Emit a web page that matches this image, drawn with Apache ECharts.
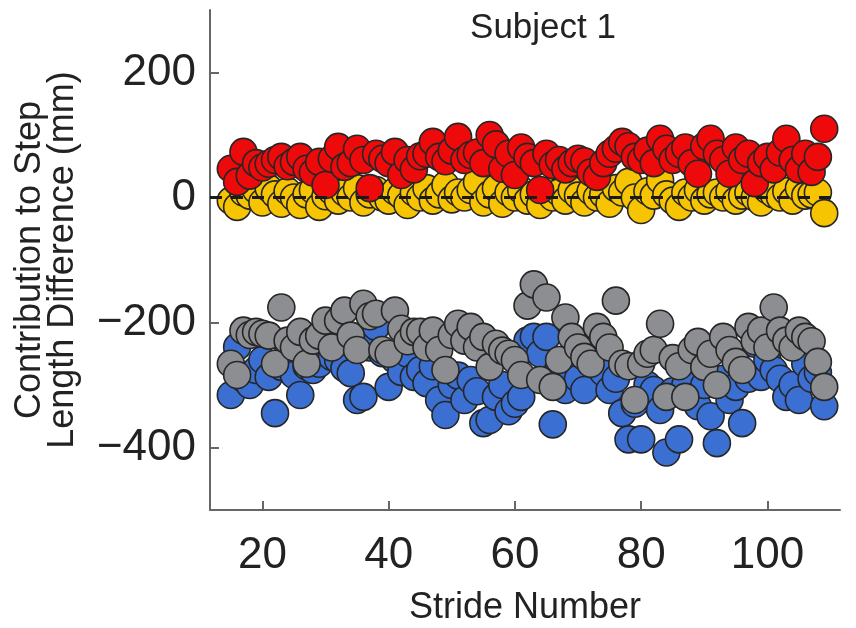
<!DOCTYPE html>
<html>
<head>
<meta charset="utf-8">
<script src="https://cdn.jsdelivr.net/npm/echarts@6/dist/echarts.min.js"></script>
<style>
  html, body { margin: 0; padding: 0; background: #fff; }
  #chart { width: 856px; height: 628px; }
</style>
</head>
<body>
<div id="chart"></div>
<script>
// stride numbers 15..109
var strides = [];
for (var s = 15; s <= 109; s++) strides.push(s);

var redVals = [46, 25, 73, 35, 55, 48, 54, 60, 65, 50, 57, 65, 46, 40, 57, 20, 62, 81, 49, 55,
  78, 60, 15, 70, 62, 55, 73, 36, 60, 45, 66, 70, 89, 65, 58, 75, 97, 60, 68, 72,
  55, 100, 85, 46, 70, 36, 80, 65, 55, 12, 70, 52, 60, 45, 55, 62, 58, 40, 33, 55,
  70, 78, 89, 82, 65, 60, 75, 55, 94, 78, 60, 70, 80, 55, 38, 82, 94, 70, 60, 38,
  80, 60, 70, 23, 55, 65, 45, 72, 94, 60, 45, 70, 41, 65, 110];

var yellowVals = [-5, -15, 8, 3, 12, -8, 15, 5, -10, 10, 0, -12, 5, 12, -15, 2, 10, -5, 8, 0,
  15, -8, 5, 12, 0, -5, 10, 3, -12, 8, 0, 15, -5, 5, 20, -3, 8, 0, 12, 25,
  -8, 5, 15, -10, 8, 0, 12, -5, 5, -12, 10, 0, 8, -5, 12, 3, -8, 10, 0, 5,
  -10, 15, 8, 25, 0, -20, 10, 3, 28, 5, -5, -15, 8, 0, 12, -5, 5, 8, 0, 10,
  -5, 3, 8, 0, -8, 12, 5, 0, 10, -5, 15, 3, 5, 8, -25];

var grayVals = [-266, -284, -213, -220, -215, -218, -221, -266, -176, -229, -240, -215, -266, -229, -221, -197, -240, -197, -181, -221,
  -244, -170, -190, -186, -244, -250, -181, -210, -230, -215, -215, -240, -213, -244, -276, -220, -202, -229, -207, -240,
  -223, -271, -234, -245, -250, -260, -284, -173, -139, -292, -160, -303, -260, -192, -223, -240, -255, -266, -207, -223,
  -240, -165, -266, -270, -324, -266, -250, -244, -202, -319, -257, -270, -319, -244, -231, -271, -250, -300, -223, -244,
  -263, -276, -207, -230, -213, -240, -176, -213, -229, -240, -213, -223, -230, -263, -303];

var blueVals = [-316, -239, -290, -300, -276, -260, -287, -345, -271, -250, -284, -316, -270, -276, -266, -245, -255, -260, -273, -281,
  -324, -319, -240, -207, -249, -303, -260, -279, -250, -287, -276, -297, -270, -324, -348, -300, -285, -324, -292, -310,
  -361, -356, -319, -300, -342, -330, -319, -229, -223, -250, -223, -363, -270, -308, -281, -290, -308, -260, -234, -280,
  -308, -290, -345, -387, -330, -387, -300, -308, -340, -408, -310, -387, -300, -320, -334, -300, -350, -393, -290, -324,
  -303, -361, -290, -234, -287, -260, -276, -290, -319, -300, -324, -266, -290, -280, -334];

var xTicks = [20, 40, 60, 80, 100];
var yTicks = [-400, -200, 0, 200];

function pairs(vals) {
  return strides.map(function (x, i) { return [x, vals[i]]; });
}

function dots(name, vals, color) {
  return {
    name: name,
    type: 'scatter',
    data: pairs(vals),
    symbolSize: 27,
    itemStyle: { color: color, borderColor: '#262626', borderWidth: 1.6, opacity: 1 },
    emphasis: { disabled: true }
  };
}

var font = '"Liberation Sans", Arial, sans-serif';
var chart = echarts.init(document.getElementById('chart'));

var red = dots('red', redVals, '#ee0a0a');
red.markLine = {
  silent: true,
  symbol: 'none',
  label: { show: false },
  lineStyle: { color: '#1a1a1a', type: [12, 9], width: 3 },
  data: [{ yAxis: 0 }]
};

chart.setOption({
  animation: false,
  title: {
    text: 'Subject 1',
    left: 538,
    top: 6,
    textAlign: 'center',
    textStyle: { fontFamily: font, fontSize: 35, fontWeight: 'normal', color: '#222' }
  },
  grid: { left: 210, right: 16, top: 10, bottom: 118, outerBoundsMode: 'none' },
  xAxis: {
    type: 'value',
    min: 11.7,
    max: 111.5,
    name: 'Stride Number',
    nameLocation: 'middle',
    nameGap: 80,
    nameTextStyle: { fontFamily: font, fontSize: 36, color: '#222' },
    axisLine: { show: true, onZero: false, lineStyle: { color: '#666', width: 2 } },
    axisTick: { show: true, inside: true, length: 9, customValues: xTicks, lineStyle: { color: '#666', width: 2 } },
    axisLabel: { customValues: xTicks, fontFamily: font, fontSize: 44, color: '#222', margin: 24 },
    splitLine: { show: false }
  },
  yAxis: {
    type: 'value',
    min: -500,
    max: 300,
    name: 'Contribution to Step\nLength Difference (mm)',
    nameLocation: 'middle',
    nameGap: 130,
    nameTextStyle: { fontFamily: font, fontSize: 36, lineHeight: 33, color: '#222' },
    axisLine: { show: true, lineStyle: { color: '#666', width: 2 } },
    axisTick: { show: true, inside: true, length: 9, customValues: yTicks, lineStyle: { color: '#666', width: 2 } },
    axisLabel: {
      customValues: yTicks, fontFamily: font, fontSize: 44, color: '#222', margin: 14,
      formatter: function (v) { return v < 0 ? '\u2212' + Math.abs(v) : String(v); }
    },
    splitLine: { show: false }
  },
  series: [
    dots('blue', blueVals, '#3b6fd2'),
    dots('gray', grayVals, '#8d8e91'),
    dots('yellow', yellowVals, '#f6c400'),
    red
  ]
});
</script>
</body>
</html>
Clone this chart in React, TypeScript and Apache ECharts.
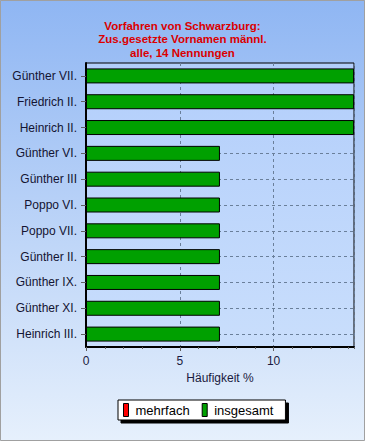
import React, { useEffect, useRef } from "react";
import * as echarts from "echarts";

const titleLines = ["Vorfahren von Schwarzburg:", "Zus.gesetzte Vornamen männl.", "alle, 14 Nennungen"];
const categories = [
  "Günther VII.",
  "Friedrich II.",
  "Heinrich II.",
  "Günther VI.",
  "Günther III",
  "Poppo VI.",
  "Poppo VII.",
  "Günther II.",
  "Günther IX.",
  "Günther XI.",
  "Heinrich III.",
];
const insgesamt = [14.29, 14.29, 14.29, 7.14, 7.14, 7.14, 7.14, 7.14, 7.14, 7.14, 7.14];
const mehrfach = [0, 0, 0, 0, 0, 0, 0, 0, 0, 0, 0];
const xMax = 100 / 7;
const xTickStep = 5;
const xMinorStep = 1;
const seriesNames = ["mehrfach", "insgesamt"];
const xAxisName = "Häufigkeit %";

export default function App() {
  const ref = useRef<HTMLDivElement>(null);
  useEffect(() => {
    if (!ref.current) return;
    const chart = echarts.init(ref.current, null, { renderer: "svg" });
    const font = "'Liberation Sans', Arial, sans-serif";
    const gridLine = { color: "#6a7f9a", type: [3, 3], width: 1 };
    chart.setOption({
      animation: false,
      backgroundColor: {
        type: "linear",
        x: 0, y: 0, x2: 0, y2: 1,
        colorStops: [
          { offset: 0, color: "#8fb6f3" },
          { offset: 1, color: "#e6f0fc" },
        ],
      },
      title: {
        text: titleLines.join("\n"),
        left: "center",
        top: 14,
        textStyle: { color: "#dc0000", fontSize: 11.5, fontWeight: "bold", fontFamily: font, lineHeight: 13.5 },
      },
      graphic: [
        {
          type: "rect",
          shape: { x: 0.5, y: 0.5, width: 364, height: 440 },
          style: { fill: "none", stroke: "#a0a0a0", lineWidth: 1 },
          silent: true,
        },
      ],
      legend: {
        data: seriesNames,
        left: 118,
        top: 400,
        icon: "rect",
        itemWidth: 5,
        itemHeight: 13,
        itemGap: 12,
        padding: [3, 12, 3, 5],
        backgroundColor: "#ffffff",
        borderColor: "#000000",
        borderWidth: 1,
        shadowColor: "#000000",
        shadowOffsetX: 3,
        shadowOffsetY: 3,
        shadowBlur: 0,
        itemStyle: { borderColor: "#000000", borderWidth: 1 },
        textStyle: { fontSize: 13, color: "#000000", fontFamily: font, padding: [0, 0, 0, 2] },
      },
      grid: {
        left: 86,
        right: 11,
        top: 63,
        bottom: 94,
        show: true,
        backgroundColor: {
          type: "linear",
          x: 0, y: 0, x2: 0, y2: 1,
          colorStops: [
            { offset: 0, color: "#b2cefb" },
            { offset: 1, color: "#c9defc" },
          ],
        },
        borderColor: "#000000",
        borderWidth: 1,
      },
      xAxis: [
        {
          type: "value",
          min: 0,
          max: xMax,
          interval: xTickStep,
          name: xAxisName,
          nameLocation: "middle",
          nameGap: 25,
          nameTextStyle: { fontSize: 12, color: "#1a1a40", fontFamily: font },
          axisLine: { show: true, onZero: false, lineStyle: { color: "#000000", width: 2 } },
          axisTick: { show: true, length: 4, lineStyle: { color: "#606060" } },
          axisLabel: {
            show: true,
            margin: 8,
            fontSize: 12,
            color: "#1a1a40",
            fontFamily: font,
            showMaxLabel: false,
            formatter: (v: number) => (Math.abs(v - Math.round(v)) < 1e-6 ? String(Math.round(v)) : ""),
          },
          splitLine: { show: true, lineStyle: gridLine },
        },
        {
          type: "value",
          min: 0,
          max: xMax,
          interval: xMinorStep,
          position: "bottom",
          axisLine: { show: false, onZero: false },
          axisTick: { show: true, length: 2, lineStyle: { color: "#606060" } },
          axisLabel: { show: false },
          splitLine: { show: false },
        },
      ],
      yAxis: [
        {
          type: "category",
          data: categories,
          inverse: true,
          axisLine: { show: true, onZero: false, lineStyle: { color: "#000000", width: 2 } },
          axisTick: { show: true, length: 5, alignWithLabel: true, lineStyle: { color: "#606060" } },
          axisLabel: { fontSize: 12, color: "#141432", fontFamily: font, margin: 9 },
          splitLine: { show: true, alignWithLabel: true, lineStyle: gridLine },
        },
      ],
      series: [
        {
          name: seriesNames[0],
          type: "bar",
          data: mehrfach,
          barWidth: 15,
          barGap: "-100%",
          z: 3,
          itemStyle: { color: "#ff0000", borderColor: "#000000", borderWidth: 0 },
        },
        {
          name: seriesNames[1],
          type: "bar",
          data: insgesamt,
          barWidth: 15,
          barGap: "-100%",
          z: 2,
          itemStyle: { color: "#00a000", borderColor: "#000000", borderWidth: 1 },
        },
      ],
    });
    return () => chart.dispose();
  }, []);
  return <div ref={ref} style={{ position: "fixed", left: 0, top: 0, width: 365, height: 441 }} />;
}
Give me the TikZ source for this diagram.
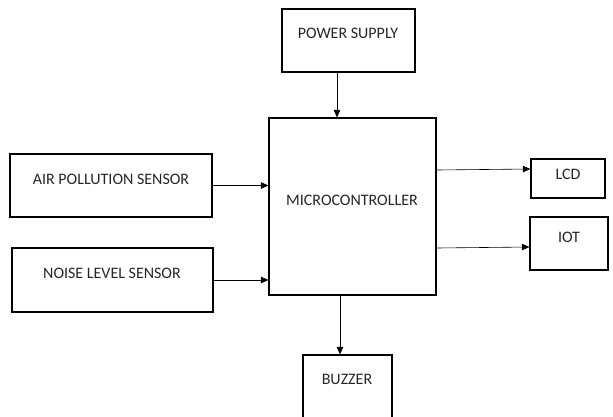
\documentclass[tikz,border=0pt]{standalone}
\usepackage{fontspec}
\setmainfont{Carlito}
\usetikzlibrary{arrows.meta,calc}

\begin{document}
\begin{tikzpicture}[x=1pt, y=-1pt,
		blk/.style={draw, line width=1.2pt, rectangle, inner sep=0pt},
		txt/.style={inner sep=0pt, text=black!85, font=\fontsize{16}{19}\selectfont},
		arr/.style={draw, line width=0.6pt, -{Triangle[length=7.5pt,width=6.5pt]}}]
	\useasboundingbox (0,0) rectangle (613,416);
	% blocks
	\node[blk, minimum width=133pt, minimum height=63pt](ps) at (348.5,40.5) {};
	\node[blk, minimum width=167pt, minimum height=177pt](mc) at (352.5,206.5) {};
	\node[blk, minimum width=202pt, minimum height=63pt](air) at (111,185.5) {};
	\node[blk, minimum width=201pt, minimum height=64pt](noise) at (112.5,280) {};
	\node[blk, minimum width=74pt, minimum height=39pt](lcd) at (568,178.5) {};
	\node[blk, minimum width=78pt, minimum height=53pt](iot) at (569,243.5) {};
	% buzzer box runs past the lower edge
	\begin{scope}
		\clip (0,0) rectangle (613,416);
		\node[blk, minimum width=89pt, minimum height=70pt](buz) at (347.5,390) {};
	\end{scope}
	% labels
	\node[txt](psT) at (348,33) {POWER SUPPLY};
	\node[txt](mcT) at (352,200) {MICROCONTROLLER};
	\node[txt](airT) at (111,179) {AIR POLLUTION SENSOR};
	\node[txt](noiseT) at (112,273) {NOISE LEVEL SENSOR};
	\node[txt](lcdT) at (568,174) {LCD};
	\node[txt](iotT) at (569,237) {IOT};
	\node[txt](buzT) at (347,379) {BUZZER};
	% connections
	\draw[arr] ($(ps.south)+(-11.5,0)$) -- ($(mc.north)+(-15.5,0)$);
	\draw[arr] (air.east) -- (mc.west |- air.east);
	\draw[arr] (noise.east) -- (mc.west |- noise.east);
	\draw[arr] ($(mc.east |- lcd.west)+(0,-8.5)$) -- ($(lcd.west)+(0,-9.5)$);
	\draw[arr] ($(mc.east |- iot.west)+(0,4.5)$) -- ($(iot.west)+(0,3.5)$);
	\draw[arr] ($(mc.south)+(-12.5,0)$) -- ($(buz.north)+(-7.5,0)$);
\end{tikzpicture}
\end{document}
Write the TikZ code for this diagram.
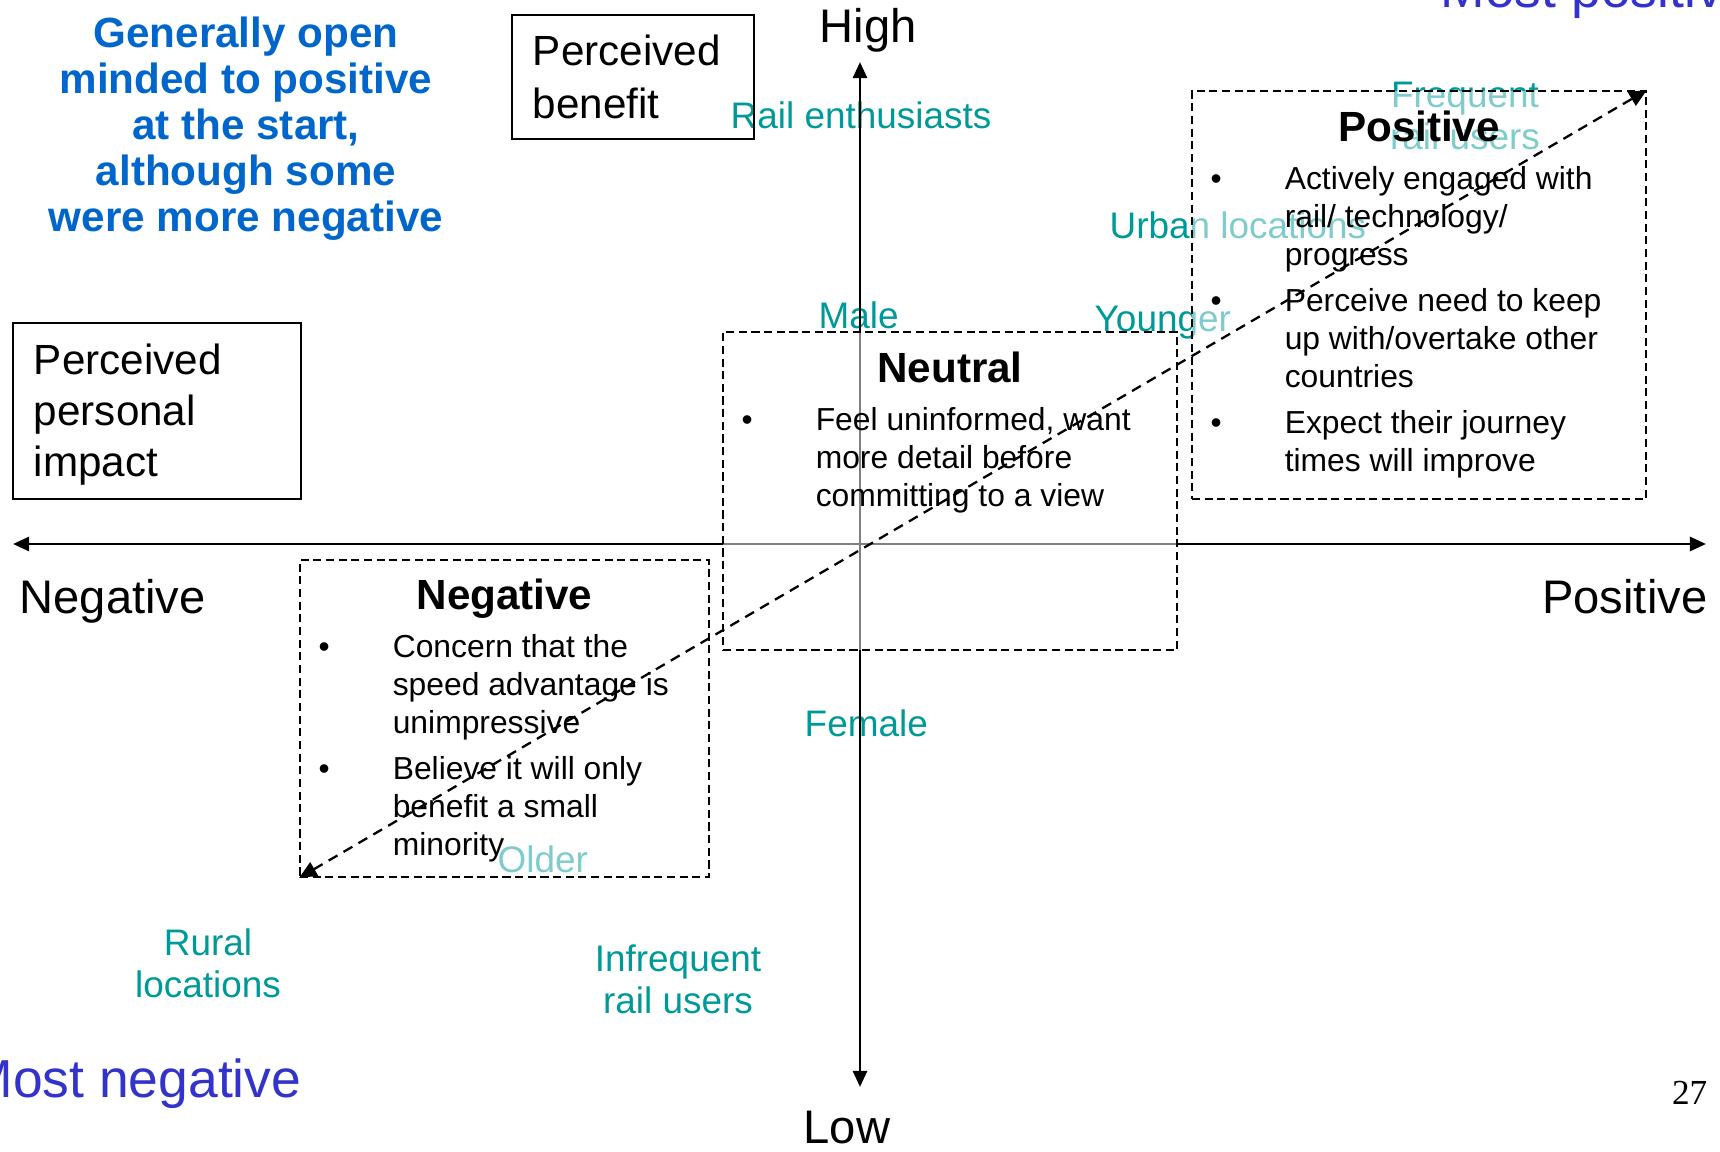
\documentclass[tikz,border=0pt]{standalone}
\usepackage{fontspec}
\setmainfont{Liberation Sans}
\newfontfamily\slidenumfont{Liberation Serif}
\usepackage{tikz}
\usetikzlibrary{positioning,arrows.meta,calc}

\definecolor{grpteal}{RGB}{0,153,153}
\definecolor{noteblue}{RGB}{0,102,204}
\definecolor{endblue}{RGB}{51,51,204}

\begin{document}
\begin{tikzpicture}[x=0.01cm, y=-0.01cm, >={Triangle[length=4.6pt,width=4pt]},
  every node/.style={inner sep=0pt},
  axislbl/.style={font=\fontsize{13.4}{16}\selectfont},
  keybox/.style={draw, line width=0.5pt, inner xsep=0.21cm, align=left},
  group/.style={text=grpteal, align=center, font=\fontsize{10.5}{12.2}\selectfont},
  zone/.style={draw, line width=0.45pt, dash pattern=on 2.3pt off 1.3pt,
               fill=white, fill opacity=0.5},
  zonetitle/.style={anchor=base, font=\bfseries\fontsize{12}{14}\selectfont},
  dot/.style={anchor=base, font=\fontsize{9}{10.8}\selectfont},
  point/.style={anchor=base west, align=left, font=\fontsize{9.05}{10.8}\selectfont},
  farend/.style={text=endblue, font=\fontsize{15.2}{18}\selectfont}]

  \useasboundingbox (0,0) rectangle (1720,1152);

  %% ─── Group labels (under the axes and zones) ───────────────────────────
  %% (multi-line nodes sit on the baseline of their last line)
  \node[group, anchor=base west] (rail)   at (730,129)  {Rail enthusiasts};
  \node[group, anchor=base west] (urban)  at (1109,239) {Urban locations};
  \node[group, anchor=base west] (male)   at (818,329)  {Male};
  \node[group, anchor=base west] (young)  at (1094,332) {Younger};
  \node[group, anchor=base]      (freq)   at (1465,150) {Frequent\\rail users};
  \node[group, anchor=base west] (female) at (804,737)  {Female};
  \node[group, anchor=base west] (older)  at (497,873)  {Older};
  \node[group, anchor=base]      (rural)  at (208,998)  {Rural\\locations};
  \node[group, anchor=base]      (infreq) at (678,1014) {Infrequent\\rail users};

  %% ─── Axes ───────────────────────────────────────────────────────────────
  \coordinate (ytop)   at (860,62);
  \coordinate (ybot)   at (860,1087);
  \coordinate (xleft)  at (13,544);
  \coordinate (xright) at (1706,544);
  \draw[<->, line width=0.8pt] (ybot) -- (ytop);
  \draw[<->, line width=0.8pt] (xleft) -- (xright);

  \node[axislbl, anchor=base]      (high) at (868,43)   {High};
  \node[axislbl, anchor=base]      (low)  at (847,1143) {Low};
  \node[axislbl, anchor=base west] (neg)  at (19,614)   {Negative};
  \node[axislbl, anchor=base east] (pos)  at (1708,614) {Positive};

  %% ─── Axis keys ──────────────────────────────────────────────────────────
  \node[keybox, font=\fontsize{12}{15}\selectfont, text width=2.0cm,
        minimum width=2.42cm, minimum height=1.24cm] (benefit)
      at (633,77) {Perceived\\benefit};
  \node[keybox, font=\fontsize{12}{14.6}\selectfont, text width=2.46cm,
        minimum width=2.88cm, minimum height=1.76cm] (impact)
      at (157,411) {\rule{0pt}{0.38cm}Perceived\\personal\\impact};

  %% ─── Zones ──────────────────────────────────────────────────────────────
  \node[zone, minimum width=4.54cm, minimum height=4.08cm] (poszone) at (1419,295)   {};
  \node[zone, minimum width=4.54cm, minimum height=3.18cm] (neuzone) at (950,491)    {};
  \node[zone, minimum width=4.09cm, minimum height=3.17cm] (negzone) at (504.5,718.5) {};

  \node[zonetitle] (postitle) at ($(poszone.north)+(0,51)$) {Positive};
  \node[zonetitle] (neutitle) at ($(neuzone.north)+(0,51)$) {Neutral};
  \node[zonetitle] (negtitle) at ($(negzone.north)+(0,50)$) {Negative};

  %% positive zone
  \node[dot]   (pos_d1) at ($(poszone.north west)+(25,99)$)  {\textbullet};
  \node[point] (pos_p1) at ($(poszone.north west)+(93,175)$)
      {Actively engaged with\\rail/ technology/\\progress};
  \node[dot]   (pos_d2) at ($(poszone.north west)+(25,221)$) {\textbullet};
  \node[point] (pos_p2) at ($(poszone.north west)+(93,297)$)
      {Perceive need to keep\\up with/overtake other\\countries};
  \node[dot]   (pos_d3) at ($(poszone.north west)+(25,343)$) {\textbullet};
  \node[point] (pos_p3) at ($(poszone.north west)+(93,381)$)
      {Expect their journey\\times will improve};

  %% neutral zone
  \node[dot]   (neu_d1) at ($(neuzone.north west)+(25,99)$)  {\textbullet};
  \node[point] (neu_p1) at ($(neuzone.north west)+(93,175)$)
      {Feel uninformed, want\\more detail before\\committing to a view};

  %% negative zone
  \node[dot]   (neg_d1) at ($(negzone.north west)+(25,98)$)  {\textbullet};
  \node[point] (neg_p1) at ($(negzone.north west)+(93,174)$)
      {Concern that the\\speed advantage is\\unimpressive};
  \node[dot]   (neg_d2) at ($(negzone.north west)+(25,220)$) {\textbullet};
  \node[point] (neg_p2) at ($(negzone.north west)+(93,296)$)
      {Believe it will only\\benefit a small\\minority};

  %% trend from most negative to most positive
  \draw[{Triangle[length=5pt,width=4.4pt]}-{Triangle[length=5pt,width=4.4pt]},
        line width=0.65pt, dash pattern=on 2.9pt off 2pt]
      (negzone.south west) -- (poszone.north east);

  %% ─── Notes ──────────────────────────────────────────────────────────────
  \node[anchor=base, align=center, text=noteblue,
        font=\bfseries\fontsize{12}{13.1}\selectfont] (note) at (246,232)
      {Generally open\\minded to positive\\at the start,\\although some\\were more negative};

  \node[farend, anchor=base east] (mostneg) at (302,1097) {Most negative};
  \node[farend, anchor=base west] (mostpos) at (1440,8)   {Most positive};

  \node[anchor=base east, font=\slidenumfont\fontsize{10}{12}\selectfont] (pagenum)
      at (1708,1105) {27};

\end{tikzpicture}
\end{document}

__DESCRIPTION OF THE TASK__: Within the entries above, give again exactly the lines starting at the one that contains "Clone this chart" and ending at the one that contains "import * as", leaving out the pictures.

__THE COMPLETED TASK__:
Clone this chart in React, TypeScript and Apache ECharts.
import React, { useEffect, useRef } from "react";
import * as echarts from "echarts";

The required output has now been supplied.